● **Your objective**
Write out the opening lines of the data word for word, up to and including the line with "return np.sqrt(((u - corner[0])", and leave every picture and every later line out.

● **Collected data**
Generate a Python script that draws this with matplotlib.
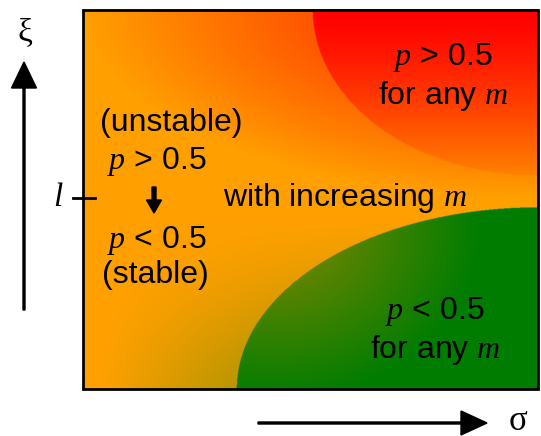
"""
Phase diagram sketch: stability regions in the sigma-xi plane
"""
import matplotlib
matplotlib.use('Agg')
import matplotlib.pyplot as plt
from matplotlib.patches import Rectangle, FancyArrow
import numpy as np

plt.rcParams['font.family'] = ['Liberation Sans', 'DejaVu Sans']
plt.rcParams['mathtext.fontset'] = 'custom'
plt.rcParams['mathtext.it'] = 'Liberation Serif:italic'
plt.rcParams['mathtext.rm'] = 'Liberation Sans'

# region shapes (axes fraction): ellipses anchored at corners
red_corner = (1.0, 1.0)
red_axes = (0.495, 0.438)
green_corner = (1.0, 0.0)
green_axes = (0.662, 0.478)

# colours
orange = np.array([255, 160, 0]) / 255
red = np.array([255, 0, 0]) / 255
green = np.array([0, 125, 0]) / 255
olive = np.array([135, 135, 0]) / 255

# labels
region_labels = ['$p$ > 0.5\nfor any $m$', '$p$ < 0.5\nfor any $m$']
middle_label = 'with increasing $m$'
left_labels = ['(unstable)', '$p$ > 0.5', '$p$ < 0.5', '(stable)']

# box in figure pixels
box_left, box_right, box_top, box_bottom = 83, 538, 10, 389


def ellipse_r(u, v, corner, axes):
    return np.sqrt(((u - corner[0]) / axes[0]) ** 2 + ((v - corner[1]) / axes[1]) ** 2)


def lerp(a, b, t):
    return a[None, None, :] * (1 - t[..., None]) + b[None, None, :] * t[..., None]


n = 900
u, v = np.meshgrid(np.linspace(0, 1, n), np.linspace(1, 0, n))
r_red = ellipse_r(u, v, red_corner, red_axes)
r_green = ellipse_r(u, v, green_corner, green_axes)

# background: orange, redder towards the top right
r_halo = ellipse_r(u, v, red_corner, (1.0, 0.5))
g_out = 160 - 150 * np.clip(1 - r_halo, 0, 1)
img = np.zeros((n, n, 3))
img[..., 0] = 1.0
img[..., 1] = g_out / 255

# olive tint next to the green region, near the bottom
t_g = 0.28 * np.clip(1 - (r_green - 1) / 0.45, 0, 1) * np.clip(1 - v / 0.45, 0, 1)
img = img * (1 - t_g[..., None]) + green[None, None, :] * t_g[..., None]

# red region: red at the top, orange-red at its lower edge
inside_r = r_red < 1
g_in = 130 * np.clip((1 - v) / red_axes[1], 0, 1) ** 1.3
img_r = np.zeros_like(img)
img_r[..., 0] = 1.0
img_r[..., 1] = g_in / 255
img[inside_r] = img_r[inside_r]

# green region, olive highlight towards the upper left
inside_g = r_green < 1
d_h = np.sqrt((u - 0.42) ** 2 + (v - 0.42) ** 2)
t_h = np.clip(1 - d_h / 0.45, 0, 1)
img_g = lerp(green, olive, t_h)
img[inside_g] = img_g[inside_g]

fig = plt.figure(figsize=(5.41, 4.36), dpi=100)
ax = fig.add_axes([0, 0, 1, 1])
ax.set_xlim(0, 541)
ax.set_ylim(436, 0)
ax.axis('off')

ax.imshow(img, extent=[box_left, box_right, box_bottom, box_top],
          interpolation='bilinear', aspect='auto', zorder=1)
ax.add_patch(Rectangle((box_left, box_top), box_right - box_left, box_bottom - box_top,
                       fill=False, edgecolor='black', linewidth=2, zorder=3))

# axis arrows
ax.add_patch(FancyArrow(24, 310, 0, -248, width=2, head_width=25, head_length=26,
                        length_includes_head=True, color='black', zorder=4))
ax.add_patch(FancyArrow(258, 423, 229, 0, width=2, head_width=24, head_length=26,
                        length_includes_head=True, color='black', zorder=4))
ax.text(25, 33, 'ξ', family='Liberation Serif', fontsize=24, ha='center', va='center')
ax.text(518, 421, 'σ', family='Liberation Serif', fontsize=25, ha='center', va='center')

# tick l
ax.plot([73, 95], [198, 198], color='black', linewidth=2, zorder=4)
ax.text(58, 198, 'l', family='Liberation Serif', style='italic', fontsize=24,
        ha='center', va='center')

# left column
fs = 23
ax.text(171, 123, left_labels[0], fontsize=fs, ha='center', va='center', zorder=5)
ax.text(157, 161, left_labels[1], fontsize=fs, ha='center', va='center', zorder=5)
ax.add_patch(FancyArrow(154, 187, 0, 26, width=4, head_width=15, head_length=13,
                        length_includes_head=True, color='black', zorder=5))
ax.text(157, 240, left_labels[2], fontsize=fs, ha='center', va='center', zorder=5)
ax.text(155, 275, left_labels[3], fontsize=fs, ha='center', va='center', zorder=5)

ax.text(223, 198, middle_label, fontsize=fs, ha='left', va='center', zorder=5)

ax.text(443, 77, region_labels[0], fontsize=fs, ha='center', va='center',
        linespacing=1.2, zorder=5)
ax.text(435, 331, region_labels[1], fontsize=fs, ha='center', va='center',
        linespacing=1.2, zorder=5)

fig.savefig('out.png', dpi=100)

● **Answer for this exercise**
Generate a Python script that draws this with matplotlib.
"""
Phase diagram sketch: stability regions in the sigma-xi plane
"""
import matplotlib
matplotlib.use('Agg')
import matplotlib.pyplot as plt
from matplotlib.patches import Rectangle, FancyArrow
import numpy as np

plt.rcParams['font.family'] = ['Liberation Sans', 'DejaVu Sans']
plt.rcParams['mathtext.fontset'] = 'custom'
plt.rcParams['mathtext.it'] = 'Liberation Serif:italic'
plt.rcParams['mathtext.rm'] = 'Liberation Sans'

# region shapes (axes fraction): ellipses anchored at corners
red_corner = (1.0, 1.0)
red_axes = (0.495, 0.438)
green_corner = (1.0, 0.0)
green_axes = (0.662, 0.478)

# colours
orange = np.array([255, 160, 0]) / 255
red = np.array([255, 0, 0]) / 255
green = np.array([0, 125, 0]) / 255
olive = np.array([135, 135, 0]) / 255

# labels
region_labels = ['$p$ > 0.5\nfor any $m$', '$p$ < 0.5\nfor any $m$']
middle_label = 'with increasing $m$'
left_labels = ['(unstable)', '$p$ > 0.5', '$p$ < 0.5', '(stable)']

# box in figure pixels
box_left, box_right, box_top, box_bottom = 83, 538, 10, 389


def ellipse_r(u, v, corner, axes):
    return np.sqrt(((u - corner[0]) / axes[0]) ** 2 + ((v - corner[1]) / axes[1]) ** 2)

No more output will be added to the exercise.